For us, the Lord Jesus has a word too. The Lord Jesus has a word for the snobbish and the self-righteous. He says, “If you say ’Raca’ to a brother or a sister, you will be liable to the council.” In this translation it says, if you insult your brother or sister. That’s just an attempt to translate an Aramaic word, ’Raca’. ’Raca’ means something like ’stupid’ or ’you idiot’ or, as Lucy would say to Charley Brown, ’Charley Brown, you blockhead.’ One scholar even suggests that the very way the word ’raca’ is pronounced sounds as though you are getting ready to spit, showing your utter contempt.
So, if you say, ’raca’, if you call your brother or sister stupid, if you feel like spitting on someone, you will be liable to the council. “So when you are offering your gift at the altar, if you remember that your brother or your sister has something against you, leave your gift there before the altar and go; first be reconciled ... and then come and offer your gift."
The word of the Lord to us who put others down is, "Take responsibility for that ego that runs rampant, and remember that all have sinned and come short of the glory of God." The word of the Lord to those who have accepted being put down is, “You are a child of the King. Act like one. What I have called clean, let no one call unclean.”
Then and only then will we find that our worship has power and our gifts have meaning.

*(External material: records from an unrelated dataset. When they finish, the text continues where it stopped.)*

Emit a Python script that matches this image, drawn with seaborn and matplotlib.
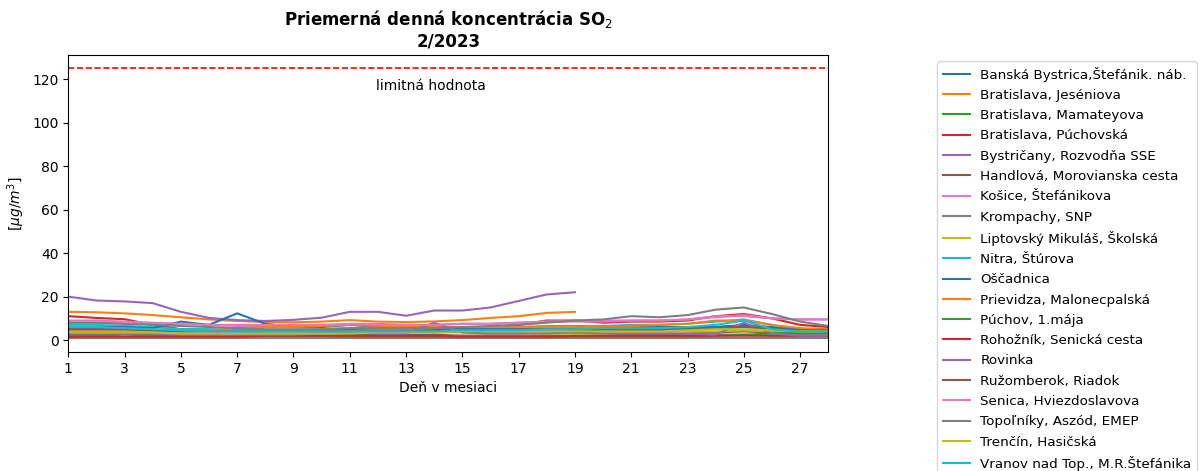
import numpy as np
import pandas as pd
import matplotlib
matplotlib.use("Agg")
import matplotlib.pyplot as plt
import seaborn as sns

days = list(range(1, 29))
nan = np.nan

stations = [
    "Banská Bystrica,Štefánik. náb.",
    "Bratislava, Jeséniova",
    "Bratislava, Mamateyova",
    "Bratislava, Púchovská",
    "Bystričany, Rozvodňa SSE",
    "Handlová, Morovianska cesta",
    "Košice, Štefánikova",
    "Krompachy, SNP",
    "Liptovský Mikuláš, Školská",
    "Nitra, Štúrova",
    "Oščadnica",
    "Prievidza, Malonecpalská",
    "Púchov, 1.mája",
    "Rohožník, Senická cesta",
    "Rovinka",
    "Ružomberok, Riadok",
    "Senica, Hviezdoslavova",
    "Topoľníky, Aszód, EMEP",
    "Trenčín, Hasičská",
    "Vranov nad Top., M.R.Štefánika",
]

banska_bystrica = [5, 5, 5, 4.5, 4, 4, 4, 3.5, 3.5, 4, 4, 4.5, 4, 4, 5, 5, 5, 5.5, 5, 5, 6, 6, 6, 6, 7, 6, 5, 5]
bratislava_jeseniova = [13, 12.8, 12.3, 11.5, 10.5, 9.5, 8.8, 8.3, 8.2, 8.5, 9.2, 8.5, 8.3, 8.6, 9.2, 10.2, 11, 12.5, 13,
                        nan, nan, nan, nan, nan, nan, nan, nan, nan]
bratislava_mamateyova = [2, 2, 2.5, 2, 2, 1.5, 1.5, 1.5, 1.5, 1, 1, 1, 1.5, 1.5, 1.5, 1.5, 1.5, 1.5, 1.5, 1.5, 2, 2, 2, 2.5, 2.5, 2, 2, 2]
bratislava_puchovska = [11, 10.2, 9.6, 7, 5, 4.8, 4.5, 4.5, 4, 4.5, 5, 5, 4.5, 5, 5.5, 6, 7, 9, 9, 8, 8.5, 8.5, 9, 11, 12, 10, 7, 6]
bystricany = [20, 18.2, 17.8, 17, 13, 10.2, 9.2, 8.8, 9.3, 10.3, 13, 13, 11.2, 13.6, 13.6, 15, 18, 21, 22,
              nan, nan, nan, nan, nan, nan, nan, nan, nan]
handlova = [3, 3, 3, 3, 2.5, 2.5, 2.5, 2, 2, 2, 2.5, 2.5, 2.5, 2.5, 2, 2, 2, 2, 2, 2, 2.5, 2.5, 3, 3.5, 4, 3.5, 3, 3]
kosice = [8, 8, 7.5, 7.5, 7.5, 7, 6.5, 6.5, 6.5, 7, 7, 7, 7, 7, 7.5, 7.5, 8, 8.5, 9, 9, 9, 9, 9.5, 11, 11, 10, 9.5, 9.5]
krompachy = [1, 1, 1, 1, 1, 1, 1, 1, 1, 1, 1, 1, 1, 1, 1, 1, 1, 1, 1, 1, 1, 1, 1, 1, 1, 1, 1, 1]
liptovsky = [4, 4, 4, 3.5, 3, 3, 3, 3.5, 3.5, 3.5, 3.5, 3.5, 3.5, 3.5, 3.5, 3, 3, 3, 3, 3, 3.5, 3.5, 4, 4, 4.5, 4, 4, 4]
nitra = [7, 7, 6.5, 6, 5, 5, 4.5, 4.5, 4.5, 5, 5.5, 5, 5, 5.5, 6, 6, 6, 6.5, 6.5, 6.5, 7, 7, 7.5, 8.5, 9.5, 7, 4, 4]
oscadnica = [6, 6, 6, 5.5, 8.5, 7, 12.3, 7.5, 6, 6, 7, 6, 5.5, 6.5, 5.5, 5, 5, 5, 5, 4.5, 5, 5, 5.5, 6, 6.5, 5.5, 5, 4.5]
prievidza = [4, 4, 4, 4, 4, 4.5, 5.5, 6, 6, 6.5, 7, 6.5, 6, 6, 6, 6, 6, 6, 6, 6, 6.5, 7, 7.5, 9, 9, 7, 5.5, 5]
puchov = [2.5, 2.5, 3, 3, 2.5, 2.5, 2, 2, 2, 2, 1.5, 1.5, 1.5, 1.5, 2, 2, 2, 1.5, 1.5, 1.5, 1.5, 1.5, 1.5, 2, 2.5, 3, 3.5, 3.5]
rohoznik = [1.5, 1.5, 1.5, 1.5, 1.5, 1.5, 1.5, 2, 2, 2, 2, 2, 2, 2, 1.5, 1.5, 1.5, 1.5, 2, 2, 2, 2, 2, 2, 2, 2, 2, 2]
rovinka = [3, 3, 3, 3, 2.5, 2.5, 2.5, 2.5, 2.5, 3, 3.5, 3, 3, 8, 3.5, 3, 3, 3, 3.5, 3, 3, 3, 3, 2.5, 8, 3, 2, 2]
ruzomberok = [5, 5, 5, 4.5, 4, 4, 4, 4, 4, 4, 4, 4, 4, 4, 4, 4, 4, 4, 4, 4, 4.5, 4.5, 5, 5.5, 6, 5, 4.5, 4.5]
senica = [9, 9, 8.5, 8, 7.5, 7, 7, 7, 7, 7, 7.5, 7.5, 7, 7, 7.5, 7.5, 8, 8.5, 8.5, 8.5, 9, 9, 9.5, 10.5, 11.5, 10, 9.5, 9.5]
topolniky = [8, 8, 7.5, 7, 6.5, 6, 5.5, 5, 5, 5, 5.5, 5.5, 5.5, 5.5, 6, 6.5, 7, 8, 9, 9.5, 11, 10.5, 11.5, 14, 15, 12, 8.5, 6.5]
trencin = [3.5, 3.5, 3.5, 3.5, 3, 3, 3, 3, 3, 3, 3, 3.5, 3.5, 3.5, 4, 4, 4, 4, 4, 4, 4, 4, 4.5, 5, 5, 4.5, 4, 4]
vranov = [6, 6, 5.5, 5, 4.5, 4, 4, 4, 4, 4, 4, 4, 4, 4, 4.5, 4.5, 4.5, 5, 5, 5.5, 5.5, 5.5, 6, 7, 9, 5, 4, 4]

series = [banska_bystrica, bratislava_jeseniova, bratislava_mamateyova, bratislava_puchovska,
          bystricany, handlova, kosice, krompachy, liptovsky, nitra, oscadnica, prievidza,
          puchov, rohoznik, rovinka, ruzomberok, senica, topolniky, trencin, vranov]

limit_value = 125
limit_label = "limitná hodnota"
x_ticks = list(range(1, 28, 2))

rows = []
for name, vals in zip(stations, series):
    for d, v in zip(days, vals):
        rows.append({"station": name, "day": d, "value": v})
df = pd.DataFrame(rows)

fig = plt.figure(figsize=(12, 4.71), dpi=100)
ax = fig.add_axes([0.0569, 0.253, 0.6333, 0.631])

palette = sns.color_palette("tab10", 10) * 2
sns.lineplot(data=df, x="day", y="value", hue="station", hue_order=stations,
             palette=palette, linewidth=1.5, ax=ax, legend=False,
             estimator=None, sort=False)

ax.axhline(limit_value, color="red", linestyle="--", linewidth=1.2)
ax.text(13.9, 117, limit_label, ha="center", va="center", fontsize=10)

ax.set_xlim(1, 28)
ax.set_ylim(-5.4, 131.3)
ax.set_xticks(x_ticks)
ax.set_xticklabels([str(t) for t in x_ticks])
ax.set_yticks([0, 20, 40, 60, 80, 100, 120])
ax.set_xlabel("Deň v mesiaci", fontsize=10)
ax.set_ylabel(r"[$\mu g/m^3$]", fontsize=10)
ax.set_title("Priemerná denná koncentrácia SO$_2$\n2/2023", fontsize=12, fontweight="bold")

handles = [plt.Line2D([0], [0], color=palette[i], linewidth=1.5) for i in range(len(stations))]
fig.legend(handles, stations, loc="upper left", bbox_to_anchor=(0.781, 0.870),
           bbox_transform=fig.transFigure, borderaxespad=0, fontsize=9.7,
           labelspacing=0.54, frameon=True)

fig.savefig("out.png", dpi=100)
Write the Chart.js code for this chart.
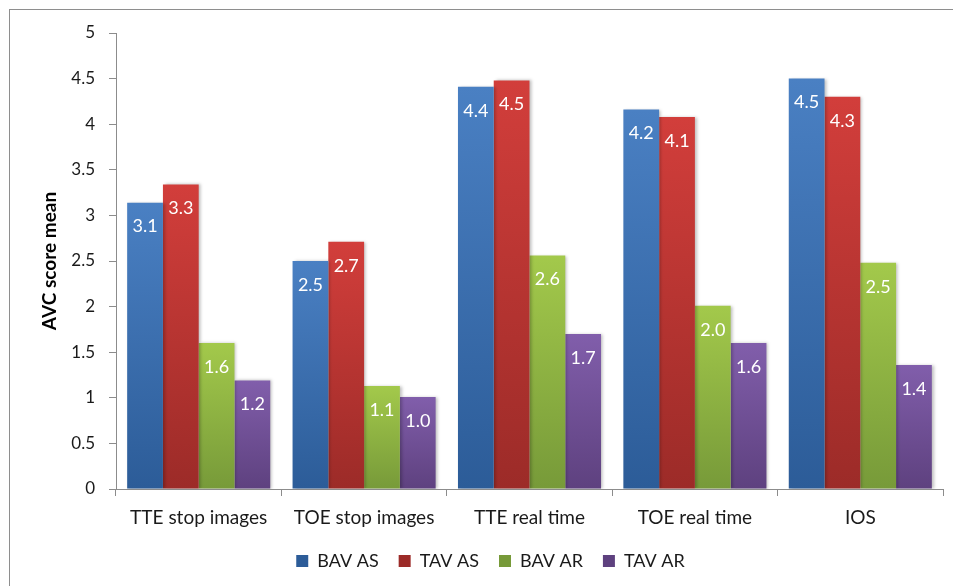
<!DOCTYPE html>
<html lang="en">
<head>
  <meta charset="UTF-8">
  <title>AVC score mean</title>
  <script src="https://cdn.jsdelivr.net/npm/chart.js"></script>
  <style>
    html, body { margin: 0; padding: 0; background: #ffffff; }
    body { width: 953px; height: 586px; position: relative; overflow: hidden; }
    .moldura { position: absolute; left: 9px; top: 9px; width: 1000px; height: 700px;
               border-left: 1px solid #8e8e8e; border-top: 1px solid #8e8e8e; }
    #grafico { position: absolute; left: 0; top: 0; }
  </style>
</head>
<body>
  <div class="moldura"></div>
  <canvas id="grafico" width="953" height="586"></canvas>

<script>
  // dados
  var categorias = ['TTE stop images', 'TOE stop images', 'TTE real time', 'TOE real time', 'IOS'];
  var series = ['BAV AS', 'TAV AS', 'BAV AR', 'TAV AR'];
  var bavAS = [3.14, 2.50, 4.41, 4.16, 4.50];
  var tavAS = [3.34, 2.71, 4.48, 4.08, 4.30];
  var bavAR = [1.60, 1.13, 2.56, 2.01, 2.48];
  var tavAR = [1.19, 1.01, 1.70, 1.60, 1.36];
  var ticksY = [0, 0.5, 1, 1.5, 2, 2.5, 3, 3.5, 4, 4.5, 5];

  var fonte = 'Lato, "Open Sans", sans-serif';

  // gradiente vertical por barra (claro em cima, escuro embaixo)
  function degrade(topo, base) {
    return function (ctx) {
      var chart = ctx.chart;
      if (!chart.chartArea || ctx.type !== 'data') return topo;
      var y = chart.scales.y;
      var g = chart.ctx.createLinearGradient(0, y.getPixelForValue(ctx.raw), 0, y.getPixelForValue(0));
      g.addColorStop(0, topo);
      g.addColorStop(1, base);
      return g;
    };
  }

  // sombra nas barras + rotulos brancos dentro das barras
  var rotulos = {
    id: 'rotulos',
    beforeDatasetsDraw: function (chart) {
      var ctx = chart.ctx;
      ctx.save();
      ctx.shadowColor = 'rgba(0,0,0,0.25)';
      ctx.shadowOffsetX = 2;
      ctx.shadowOffsetY = 0;
      ctx.shadowBlur = 3;
    },
    afterDatasetsDraw: function (chart) {
      var ctx = chart.ctx;
      ctx.restore();
      ctx.save();
      ctx.font = '18px ' + fonte;
      ctx.fillStyle = '#ffffff';
      ctx.textAlign = 'center';
      ctx.textBaseline = 'middle';
      chart.data.datasets.forEach(function (ds, i) {
        chart.getDatasetMeta(i).data.forEach(function (bar, j) {
          ctx.fillText(ds.data[j].toFixed(1), bar.x, bar.y + 24);
        });
      });
      ctx.restore();
    }
  };

  var dados = {
    labels: categorias,
    datasets: [
      { label: series[0], data: bavAS, backgroundColor: degrade('#4a80c3', '#2c5c98') },
      { label: series[1], data: tavAS, backgroundColor: degrade('#d23e3b', '#9c2b28') },
      { label: series[2], data: bavAR, backgroundColor: degrade('#a3c94b', '#779a39') },
      { label: series[3], data: tavAR, backgroundColor: degrade('#815eab', '#5e417f') }
    ]
  };

  var config = {
    type: 'bar',
    data: dados,
    plugins: [rotulos],
    options: {
      responsive: false,
      animation: false,
      categoryPercentage: 0.865,
      barPercentage: 1.0,
      borderWidth: 0,
      layout: { padding: { left: 38, right: 10, top: 33, bottom: 6 } },
      scales: {
        x: {
          grid: { display: true, drawOnChartArea: false, drawTicks: true, tickLength: 7, color: '#8c8c8c', offset: true },
          border: { color: '#8c8c8c' },
          ticks: { color: '#1a1a1a', font: { family: fonte, size: 19 }, padding: 10, maxRotation: 0 },
          afterFit: function (scale) { scale.height = 43; }
        },
        y: {
          min: 0,
          max: 5,
          grid: { display: true, drawOnChartArea: false, drawTicks: true, tickLength: 7, color: '#8c8c8c' },
          border: { color: '#8c8c8c' },
          afterBuildTicks: function (scale) {
            scale.ticks = ticksY.map(function (v) { return { value: v }; });
          },
          ticks: {
            color: '#1a1a1a',
            font: { family: fonte, size: 17 },
            padding: 14,
            callback: function (v) { return String(v); }
          },
          title: {
            display: true,
            text: 'AVC score mean',
            color: '#000000',
            font: { family: fonte, size: 19, weight: 'bold' },
            padding: { top: 0, bottom: 0 }
          },
          afterFit: function (scale) { scale.width = 78; }
        }
      },
      plugins: {
        legend: {
          position: 'bottom',
          labels: {
            color: '#1a1a1a',
            font: { family: fonte, size: 18 },
            boxWidth: 12,
            boxHeight: 12,
            padding: 20
          }
        },
        tooltip: { enabled: false }
      }
    }
  };

  new Chart(document.getElementById('grafico').getContext('2d'), config);
</script>
</body>
</html>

If you insult, if you think a brother or sister is unworthy … go, first be reconciled ... and then come and offer your gift.
It’s time, high time, to clear the book of putdowns and insults from God’s dirty altar.
III
But I see that even after removing the frying pan and even after putting up the putdown book, the altar is still dirty. It is cluttered with scraps of paper. Scattered everywhere are clumps of paper, obviously what somebody had used up and wanted to get rid of. Why all this waste paper, why all this clutter at God’s altar?
You know, this looks a little like my study, where I labor to give birth to sermons week by week. When I get started on preparing a message, I take the germ of an idea, based on the Scriptures, and then begin to scribble down all sorts of thoughts that come to mind. Anything and everything that suggests itself to me gets jotted down, and then later I go back and organize all these random thoughts into something that, I hope, usually makes sense.
But in the process a lot of perfectly good ideas get wasted. Just thrown away, discarded. Pieces of paper with scribbles on them get tossed away for no other reason than that I chose not to use them. And the trouble is, I may never use them, because I throw them away. I discard and even waste many good things in the process of trying to do my job.
This waste paper, crumpled and torn, suggests to me that we often come to the altar of God having discarded and forgotten about all kinds of people. We come to the altar of God to do our spiritual thing, never realizing that to be spiritual is to connect with others, not to discard them, not to waste them. To worship is not to exclude others or devalue others or ignore others. To worship is to value all of God’s children.
Even for that the Lord Jesus has a word. The Lord Jesus has a word for us who forget, for us who isolate others. He says, "If you say ’You fool’, you will be liable to the hell of fire." His very harshest word is reserved for those who simply write off whole classes and groups of people and work to exclude them. If you say, ’you fool’, ’you nothing’, you will liable to the hell of fire.
Oh, church of Jesus Christ, repent. We have come to the altar of God having forgotten. Having forgotten about the elderly and the frail, devaluing them and supposing that they are no longer with it. Our altar is dirty with our forgetfulness.
We have come to the altar of God having written off our young people, even secretly happy that few of them are here because we can worship in our quiet way without them. Our altar is dirty with our callousness.
We have come to the altar of God having discarded the poor, the ignorant, the uncultured, the unwashed. We have placed on the altar of God our pretense at righteousness and have not realized that, as the Scripture says, all our righteousness is as filthy rags. It is a dirty altar not because we have brought into this church those whose lives are messy, but because we have not brought them in. God forgive us!
And we have come to the altar of God on this Martin Luther King memorial Sunday, having written off whole races and classes of people, having said time and again, “Oh, you know how they are. Not like us. Not our kind.” And in this very church, at this very altar of God, though we have said that we value so very highly our stance as a multiracial congregation ... even at this altar of God we have discarded some folk because of the way they looked or talked. Oh, we have not sent them away. But just by not reaching out into the needs of this community we have said, "You fool". Just by leaving alone the poor, the oppressed, the addicted, the lonely, we have said, "You fool". And our altar, God’s altar is dirty from our neglect.
It’s time to clean the altar. It’s time to stop wasting the opportunity to reach others. Time to initiate ministries to the least of them. Time to make a commitment to the power of a Christ who will save to the uttermost all who trust Him.
Then and only then will we find that our worship has power and our gifts have meaning.
If you say, ’You fool’, if you write off a whole group as not worth the time …go, first be reconciled ... and then come and offer your gift.
It’s time, well past time, to clean off every scrap of waste, everything that throws away one of God’s good ideas. It’s time to clean the altar thoroughly, time to see every person walking these streets as potentially a child of God.
The altar of God is now clean. Entirely clean. And the Lord Jesus Christ will also make you clean and accept your gifts. It can be done. It must be done. It is done not because you and I clean up our acts on our own. It is done because of His amazing grace, grace that can pardon and cleanse within.
Will you today clean the altar of your heart, being reconciled to God, being reconciled to God’s people?